I started Brandt at a new sitter part time so that he would have a chance to adjust before being thrown in. The first few days were hard--being thrown into an unfamiliar environment with a bunch of strangers is a lot to take in for a little guy. Thankfully, he has since adjusted--making it easier on me, too.

Over the summer, I have been able to attend to Brandt's therapy--both a blessing and a reality check. It is so easy to forget about Brandt's struggles when I don't have to be confronted with them. We have accepted his disposition as "his normal" and don't think about society's normal. I mo longer read milestones, accepting that he is learning and developing at his own pace. But, the therapists have put me back in check--something I know is important as Brandt's best advocate. We continue to work on his balance and coordination in regards to walking, especially on uneven surfaces (grass, sand, inclines, etc).
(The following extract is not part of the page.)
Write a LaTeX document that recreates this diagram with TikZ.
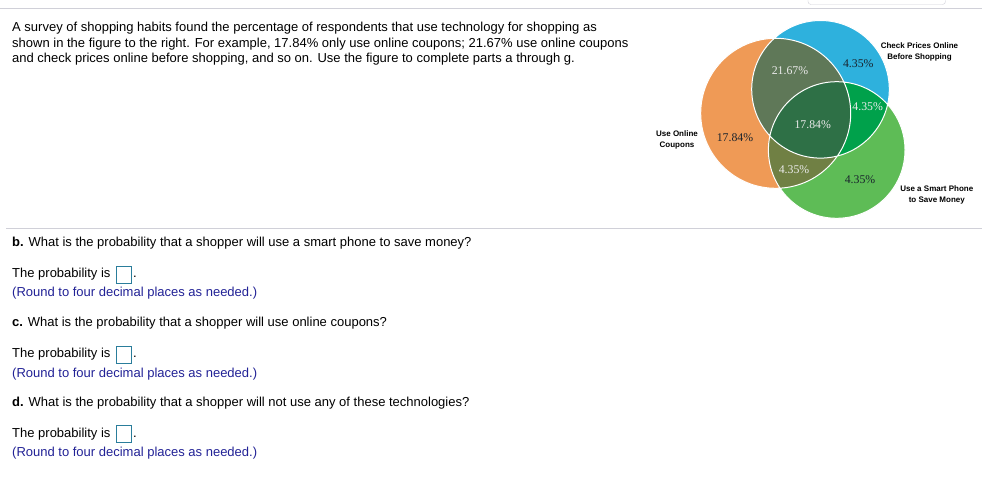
\documentclass[tikz,border=0pt]{standalone}
\usepackage{fontspec}
\setmainfont{Liberation Sans}
\newfontfamily\tnr{Liberation Serif}
\definecolor{cOrange}{RGB}{239,154,86}
\definecolor{cBlue}{RGB}{46,177,221}
\definecolor{cGreen}{RGB}{94,188,86}
\definecolor{cOB}{RGB}{95,120,88}
\definecolor{cBG}{RGB}{0,161,75}
\definecolor{cOG}{RGB}{112,128,68}
\definecolor{cOBG}{RGB}{46,112,70}
\definecolor{cRule}{RGB}{208,208,216}
\definecolor{cHint}{RGB}{34,34,150}
\definecolor{cBox}{RGB}{42,125,155}
\definecolor{cDark}{RGB}{25,35,45}
\begin{document}
\begin{tikzpicture}[x=1pt,y=-1pt,
  body/.style={anchor=base west,inner sep=0pt,font=\fontsize{13}{15.5}\selectfont},
  hint/.style={body,text=cHint},
  setlabel/.style={inner sep=0pt,align=center,font=\fontsize{8}{10.8}\selectfont\bfseries},
  pct/.style={inner sep=0pt,font=\tnr\fontsize{11.8}{13}\selectfont},
  ansbox/.style={draw=cBox,line width=1pt,minimum width=15pt,minimum height=17pt,inner sep=0pt,anchor=north west}]
\useasboundingbox (0,0) rectangle (982,481);
\fill[white] (0,0) rectangle (982,481);
% top tab and rules
\draw[cRule,rounded corners=3pt] (808,-5) rectangle (945.5,4.5);
\draw[cRule,line width=1pt] (0,9) -- (982,9);
\draw[cRule,line width=1pt] (6,228.3) -- (982,228.3);
% Venn centres
\coordinate (cO) at (775.7,113.3);
\coordinate (cB) at (820.5,89.3);
\coordinate (cG) at (836.7,150);
\fill[cOrange] (cO) circle[radius=75];
\fill[cBlue] (cB) circle[radius=68.8];
\fill[cGreen] (cG) circle[radius=68.3];
\begin{scope}
  \clip (cO) circle[radius=75];
  \fill[cOB] (cB) circle[radius=68.8];
  \fill[cOG] (cG) circle[radius=68.3];
\end{scope}
\begin{scope}
  \clip (cB) circle[radius=68.8];
  \fill[cBG] (cG) circle[radius=68.3];
\end{scope}
\begin{scope}
  \clip (cO) circle[radius=75];
  \clip (cB) circle[radius=68.8];
  \fill[cOBG] (cG) circle[radius=68.3];
\end{scope}
\draw[white,line width=1pt] (cO) circle[radius=75] (cB) circle[radius=68.8] (cG) circle[radius=68.3];
% percentages
\node[pct,text=cDark] (pB) at (858.3,64) {4.35\%};
\node[pct,text=white!92!black] (pOB) at (790,71) {21.67\%};
\node[pct,text=white!92!black] (pBG) at (867.7,106.7) {4.35\%};
\node[pct,text=white!92!black] (pOBG) at (812.7,124.3) {17.84\%};
\node[pct,text=cDark] (pO) at (735,137.7) {17.84\%};
\node[pct,text=white!92!black] (pOG) at (794,170) {4.35\%};
\node[pct,text=cDark] (pG) at (860,180) {4.35\%};
% set labels
\node[setlabel] (lB) at (919.5,51.7) {Check Prices Online\\Before Shopping};
\node[setlabel] (lO) at (677,140.3) {Use Online\\Coupons};
\node[setlabel] (lG) at (936.8,195) {Use a Smart Phone\\to Save Money};
% intro text
\node[body] (t1) at (12,31.7) {A survey of shopping habits found the percentage of respondents that use technology for shopping as};
\node[body] (t2) at (12,47.3) {shown in the figure to the right. For example, 17.84\% only use online coupons; 21.67\% use online coupons};
\node[body] (t3) at (12,62.9) {and check prices online before shopping, and so on. Use the figure to complete parts a through g.};
% questions
\node[body] (qb) at (12,246.7) {\textbf{b.} What is the probability that a shopper will use a smart phone to save money?};
\node[body] (pb) at (12,277.7) {The probability is};
\node[ansbox] (bb) at (115.5,265.5) {};
\node[body] (db) at (133,277.7) {.};
\node[hint] (hb) at (12,296.7) {(Round to four decimal places as needed.)};
\node[body] (qc) at (12,326) {\textbf{c.} What is the probability that a shopper will use online coupons?};
\node[body] (pc) at (12,357.7) {The probability is};
\node[ansbox] (bc) at (115.5,345.5) {};
\node[body] (dc) at (133,357.7) {.};
\node[hint] (hc) at (12,377.4) {(Round to four decimal places as needed.)};
\node[body] (qd) at (12,406) {\textbf{d.} What is the probability that a shopper will not use any of these technologies?};
\node[body] (pd) at (12,437.4) {The probability is};
\node[ansbox] (bd) at (115.5,425.2) {};
\node[body] (dd) at (133,437.4) {.};
\node[hint] (hd) at (12,456.7) {(Round to four decimal places as needed.)};
\end{tikzpicture}
\end{document}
Stairs are quite a challenge, but he thankfully enjoys practicing the stairs at the park! I've asked for direction, and the therapist tells me his problem is neuromuscular. Meaning a neurologist would be my best resource for guidance and diagnosis. I'm not sure that I am mentally ready to go back down that road again, but I also know that it is something that I will need to explore in the near future. As far as communication goes, we are working on using two-word statements. Currently, he only does this 20% of the time, and it is only with the same few phrases. A lot of his "two-word phrases" seem to be slurred together, as if it were only word. But, he keep probing and pushing, always moving forward.
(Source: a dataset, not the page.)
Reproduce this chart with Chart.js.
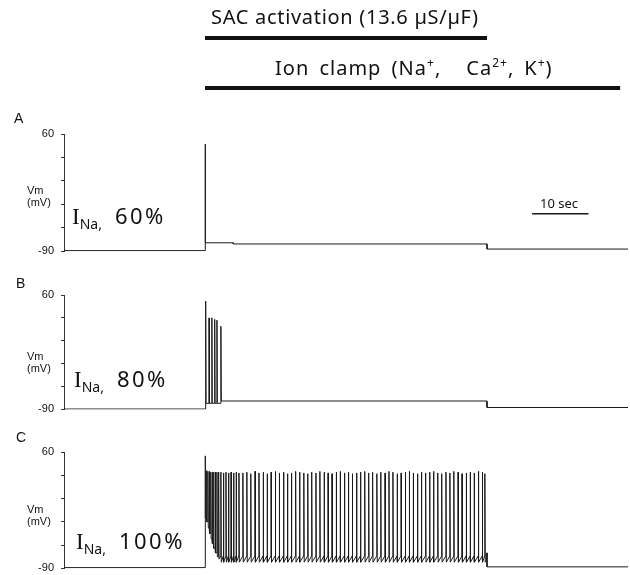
<!DOCTYPE html>
<html>
<head>
<meta charset="utf-8">
<script src="https://cdn.jsdelivr.net/npm/chart.js@4.4.1/dist/chart.umd.min.js"></script>
<style>
  body { margin: 0; background: #fff; }
  #wrap { position: relative; width: 630px; height: 575px; overflow: hidden;
          font-family: "Liberation Sans", Arial, sans-serif; color: #111; }
  canvas { position: absolute; left: 0; }
  .t { position: absolute; white-space: nowrap; }
  .head { font-family: "Noto Sans", sans-serif; font-size: 20px; line-height: 20px; letter-spacing: 0.7px; }
  .head sup { font-size: 12px; line-height: 0; }
  .wide { word-spacing: 4px; letter-spacing: 1px; }
  .gap1 { margin-left: 25px; }
  .gap2 { margin-left: 10px; }
  .panel { font-size: 14px; line-height: 14px; }
  .unit { font-size: 11px; line-height: 12px; }
  .ina { font-family: "Noto Sans", sans-serif; font-size: 22px; line-height: 22px; }
  .ina .i { font-family: "Liberation Serif", serif; font-size: 23px; }
  .ina sub { font-size: 14px; line-height: 0; }
  .ina .pct { margin-left: 13px; letter-spacing: 2.5px; }
  .bar { font-family: "Noto Sans", sans-serif; font-size: 13px; line-height: 13px; }
</style>
</head>
<body>
<div id="wrap">
  <canvas id="chartA" width="630" height="265" style="top:0"></canvas>
  <canvas id="chartB" width="630" height="145" style="top:278px"></canvas>
  <canvas id="chartC" width="630" height="147" style="top:435px"></canvas>

  <div class="t head" style="left:211px; top:7px">SAC activation (13.6 &micro;S/&micro;F)</div>
  <div class="t head wide" style="left:275px; top:58px">Ion clamp (Na<sup>+</sup>,<span class="gap1">Ca<sup>2+</sup>,</span><span class="gap2">K<sup>+</sup>)</span></div>

  <div class="t panel" style="left:14px; top:111px">A</div>
  <div class="t panel" style="left:16px; top:276px">B</div>
  <div class="t panel" style="left:16px; top:430px">C</div>

  <div class="t unit" style="left:27px; top:184px">Vm<br>(mV)</div>
  <div class="t unit" style="left:27px; top:350px">Vm<br>(mV)</div>
  <div class="t unit" style="left:27px; top:503px">Vm<br>(mV)</div>

  <div class="t ina" style="left:72px; top:204px"><span class="i">I</span><sub>Na,</sub><span class="pct">60%</span></div>
  <div class="t ina" style="left:74px; top:367px"><span class="i">I</span><sub>Na,</sub><span class="pct">80%</span></div>
  <div class="t ina" style="left:76px; top:529px"><span class="i">I</span><sub>Na,</sub><span class="pct">100%</span></div>

  <div class="t bar" style="left:540px; top:197px">10 sec</div>
</div>

<script>
// time axis (s) and membrane potential axis (mV)
const timeRange = [0, 100];
const vmTicks = [-90, -60, -30, 0, 30, 60];
const vmLabelled = [60, -90];

// stimulus windows (s)
const sacWindow = [25, 75];
const clampWindow = [25, 98.6];

// 10 sec scale bar
const scaleBarT = [83, 93];
const scaleBarVm = -42;

// resting level before and after the stimulus, panels A, B, C
const restVm = [-89, -89.5, -89];
const recoveryVm = [-87, -87.5, -88];

// spikes as [time, peak]
const spikesA = [[25.0, 47]];
const troughsA = [-79];
const plateauTA = [30, 30, 75];
const plateauVA = [-79, -80.5, -80.5];

const spikesB = [[25.1, 52], [25.7, 30], [26.2, 30], [26.7, 28], [27.1, 27], [27.8, 19]];
const troughsB = [-82, -82, -82, -82, -82, -79];
const plateauTB = [75];
const plateauVB = [-79];

const spikesC = [
  [25.00, 55], [25.25, 36], [25.50, 35], [25.75, 35], [26.00, 34], [26.25, 34], [26.50, 34], [26.80, 34],
  [27.10, 34], [27.40, 34], [27.80, 34], [28.25, 33], [28.70, 34], [29.15, 33], [29.60, 34], [30.05, 33],
  [30.50, 34], [31.00, 33],
  [31.70, 33], [32.40, 34], [33.10, 32], [33.85, 35], [34.55, 33], [35.30, 34], [36.00, 32], [36.70, 34],
  [37.45, 35], [38.15, 33], [38.90, 34], [39.60, 32], [40.30, 33], [41.05, 35], [41.75, 34], [42.50, 33],
  [43.20, 32], [43.90, 34], [44.65, 33], [45.35, 35], [46.10, 34], [46.80, 33], [47.50, 32], [48.25, 34],
  [48.95, 35], [49.70, 33], [50.40, 34], [51.10, 32], [51.85, 33], [52.55, 34], [53.30, 35], [54.00, 33],
  [54.70, 34], [55.45, 32], [56.15, 34], [56.90, 33], [57.60, 35], [58.30, 34], [59.05, 32], [59.75, 33],
  [60.50, 34], [61.20, 35], [61.90, 33], [62.65, 32], [63.35, 34], [64.10, 33], [64.80, 34], [65.50, 35],
  [66.25, 33], [66.95, 32], [67.70, 34], [68.40, 33], [69.10, 35], [69.85, 34], [70.55, 32], [71.30, 33],
  [72.00, 34], [72.70, 33], [73.45, 35], [74.15, 34], [74.60, 32]
];
const burstTroughsC = [-25, -30, -38, -45, -52, -58, -64, -70, -75, -78];
const troughVmC = -82;
const thresholdVmC = -74;
const plateauTC = [74.9, 75];
const plateauVC = [-80, -70];

// each spike: slow rise to threshold, fast upstroke, fast repolarisation
function buildTrace(rest, spikes, trough, threshold, plateauT, plateauV, recovery) {
  const pts = [{x: timeRange[0], y: rest}, {x: sacWindow[0], y: rest}];
  spikes.forEach(([t, peak], i) => {
    if (i > 0) pts.push({x: t, y: threshold(i)});
    pts.push({x: t + 0.02, y: peak});
    pts.push({x: t + 0.09, y: trough(i)});
  });
  plateauT.forEach((t, i) => pts.push({x: t, y: plateauV[i]}));
  pts.push({x: sacWindow[1], y: recovery});
  pts.push({x: timeRange[1], y: recovery});
  return pts;
}

const traceA = buildTrace(restVm[0], spikesA, i => troughsA[i], i => troughsA[i - 1],
  plateauTA, plateauVA, recoveryVm[0]);
const traceB = buildTrace(restVm[1], spikesB, i => troughsB[i], i => troughsB[i - 1],
  plateauTB, plateauVB, recoveryVm[1]);
const traceC = buildTrace(restVm[2], spikesC,
  i => (i < burstTroughsC.length ? burstTroughsC[i] : troughVmC),
  i => (i < burstTroughsC.length ? burstTroughsC[i - 1] : thresholdVmC),
  plateauTC, plateauVC, recoveryVm[2]);

const stimBars = {
  id: 'stimBars',
  afterDraw(chart) {
    const x = chart.scales.x, c = chart.ctx;
    c.save();
    c.strokeStyle = '#111';
    c.lineWidth = 4;
    [[sacWindow, 38], [clampWindow, 88]].forEach(([w, y]) => {
      c.beginPath();
      c.moveTo(x.getPixelForValue(w[0]), y);
      c.lineTo(x.getPixelForValue(w[1]), y);
      c.stroke();
    });
    c.restore();
  }
};

function makePanel(id, padTop, datasets, plugins) {
  return new Chart(document.getElementById(id), {
    type: 'line',
    data: { datasets },
    options: {
      responsive: false,
      animation: false,
      events: [],
      layout: { padding: { top: padTop, bottom: 0, left: 0, right: 2 } },
      plugins: { legend: { display: false }, tooltip: { enabled: false } },
      elements: { point: { radius: 0 }, line: { tension: 0 } },
      scales: {
        x: { type: 'linear', min: timeRange[0], max: timeRange[1], display: false },
        y: {
          min: vmTicks[0], max: vmTicks[vmTicks.length - 1],
          afterFit: s => { s.width = 64; },
          afterBuildTicks: s => { s.ticks = vmTicks.map(v => ({value: v})); },
          ticks: {
            padding: 7,
            color: '#111',
            font: { family: 'Liberation Sans', size: 11 },
            callback: v => (vmLabelled.includes(v) ? v : '')
          },
          grid: { drawOnChartArea: false, tickLength: 3, color: '#333' },
          border: { color: '#333', width: 1 }
        }
      }
    },
    plugins: plugins || []
  });
}

const lineStyle = { borderColor: '#1a1a1a', borderWidth: 1, fill: false };

makePanel('chartA', 134, [
  { ...lineStyle, data: traceA },
  { ...lineStyle, borderWidth: 1.5, data: scaleBarT.map(t => ({x: t, y: scaleBarVm})) }
], [stimBars]);
makePanel('chartB', 17, [{ ...lineStyle, data: traceB }]);
makePanel('chartC', 17, [{ ...lineStyle, data: traceC }]);
</script>
</body>
</html>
As the summer is coming to an end, we are following up with some of Brandt's doctors. We did a trip the the pulmonologist--who added in a daily antihistamine. We did a day in Miami to visit the ENT--which also meant a fun visit to Miami Seaquarium. Brandt has one tube that is ready to come out (he's had them now for over a year), so the doctor will take it out at our next visit. Brandt has an appointment at his neuro-opthamologist today, a routine physical at the end of the month, and a six month evaluation with Early Steps in September. Then, it is back to Miami in October to pull that ear tube!

So, for now, we prepare to go back to the grind and routine. But, that routine will soon be changing because.... i'm pregnant!
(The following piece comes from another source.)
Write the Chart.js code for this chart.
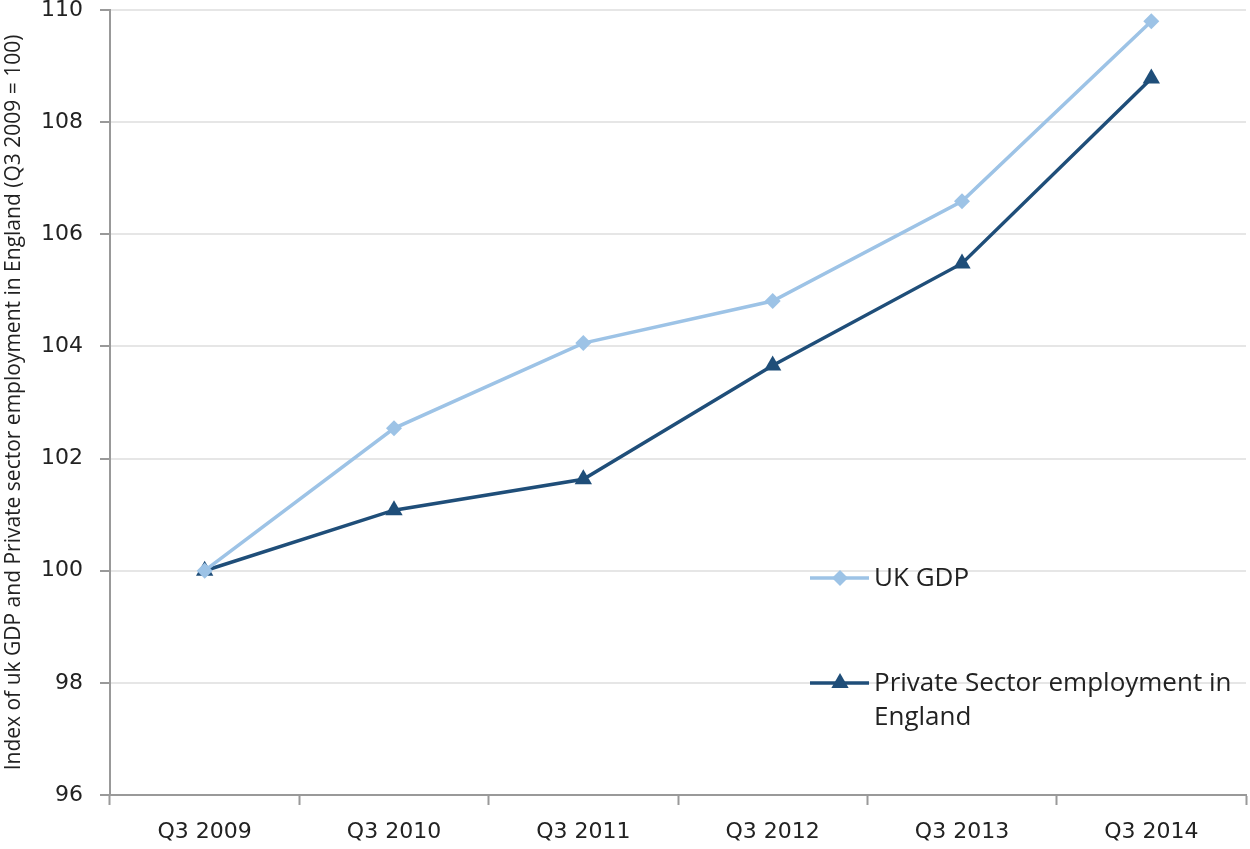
<!DOCTYPE html>
<html><head><meta charset="utf-8">
<script src="https://cdn.jsdelivr.net/npm/chart.js@4"></script>
<style>html,body{margin:0;padding:0;background:#fff}#wrap{width:1250px;height:849px}</style>
</head><body><div id="wrap"><canvas id="c" width="1250" height="849"></canvas></div>
<script>
const categories = ["Q3 2009","Q3 2010","Q3 2011","Q3 2012","Q3 2013","Q3 2014"];
const gdpValues = [100, 102.54, 104.06, 104.81, 106.59, 109.8];
const privateValues = [100, 101.08, 101.63, 103.66, 105.48, 108.78];
const seriesNames = ["UK GDP", "Private Sector employment in England"];
const yTitle = "Index of uk GDP and Private sector employment in England (Q3 2009 = 100)";
const gdpColor = "#9dc3e6", privColor = "#1f4e79";

const legendPlugin = {
  id: 'customLegend',
  afterDraw(chart) {
    const ctx = chart.ctx;
    ctx.save();
    const items = [
      {y: 578, color: gdpColor, style: 'rectRot', r: 8, lines: ["UK GDP"]},
      {y: 683, color: privColor, style: 'triangle', r: 10, lines: ["Private Sector employment in", "England"]}
    ];
    items.forEach(it => {
      ctx.strokeStyle = it.color; ctx.lineWidth = 3.5;
      ctx.beginPath(); ctx.moveTo(810, it.y); ctx.lineTo(869, it.y); ctx.stroke();
      ctx.fillStyle = it.color;
      Chart.helpers.drawPoint(ctx, {pointStyle: it.style, radius: it.r, borderWidth: 0}, 840, it.y);
      ctx.fillStyle = '#222'; ctx.font = '26px "Open Sans", sans-serif';
      ctx.textBaseline = 'middle'; ctx.textAlign = 'left';
      it.lines.forEach((t, i) => ctx.fillText(t, 874, it.y + 1 + i * 34));
    });
    ctx.restore();
  }
};

new Chart(document.getElementById('c'), {
  type: 'line',
  data: {
    labels: categories,
    datasets: [
      {label: seriesNames[0], data: gdpValues, borderColor: gdpColor, backgroundColor: gdpColor,
       borderWidth: 3.5, pointStyle: 'rectRot', pointRadius: 8, pointBorderWidth: 0, tension: 0},
      {label: seriesNames[1], data: privateValues, borderColor: privColor, backgroundColor: privColor,
       borderWidth: 3.5, pointStyle: 'triangle', pointRadius: 10, pointBorderWidth: 0, tension: 0}
    ]
  },
  options: {
    responsive: false, animation: false,
    layout: {autoPadding: false, padding: {top: 10, right: 4, left: 0, bottom: 0}},
    plugins: {legend: {display: false}, tooltip: {enabled: false}},
    scales: {
      x: {
        offset: true,
        grid: {offset: true, drawOnChartArea: false, tickLength: 10, tickColor: '#999', tickWidth: 2},
        border: {color: '#999', width: 2},
        ticks: {color: '#222', font: {family: '"DejaVu Sans", sans-serif', size: 22}, padding: 14, maxRotation: 0},
        afterFit(s) { s.height = 54; s.paddingLeft = 0; s.paddingRight = 0; }
      },
      y: {
        min: 96, max: 110,
        ticks: {stepSize: 2, color: '#222', font: {family: '"DejaVu Sans", sans-serif', size: 22}, padding: 17},
        grid: {color: '#e6e6e6', lineWidth: 2, tickLength: 10, tickColor: '#999', tickWidth: 2},
        border: {color: '#999', width: 2},
        title: {display: true, text: yTitle, color: '#222', font: {family: '"Open Sans", sans-serif', size: 21}, padding: {top: 1, bottom: 0}},
        afterFit(s) { s.width = 110; s.paddingTop = 0; s.paddingBottom = 0; }
      }
    }
  },
  plugins: [legendPlugin]
});
</script></body></html>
Darrin and I are expecting a little girl, Brooklynn Marie, to be due at the beginning of January. She is due exactly a year after the passing of Darrin's mom. Being the only granddaughter, we know Brooklynn is a gift from above. Her name was a thoughtful decision. "Lynn" being my mother's middle name and Marie being a spin-off to Darrin's mom, Mary.

Of course, given our history, this pregnancy has been a stressful one. I have done lots of extra screenings and tests. Thus far, everything has came back normal. Still, we have a long way to go before I will bring our baby into this world. I pray nightly for her health and safety, and I do everything I can to stay healthy for her. In some ways, I wonder how my HELLP syndrome and emergency induction effected Brandt. I wonder if I should have noticed more fetal movement than I did, if all of my extra committees and after-school activities were too much. So many old emotions and feelings are coming back to me.

The baby's nursery is all set-up, as if I could bring her home today. I think seeing it all put together is a way of coping, of making it all seem real, of saying that eveything is going to be ok. Every little outfit I buy or decoration I add is just my way of coping and reassuring myself. So, I press forward in the only way I know how--retail therapy!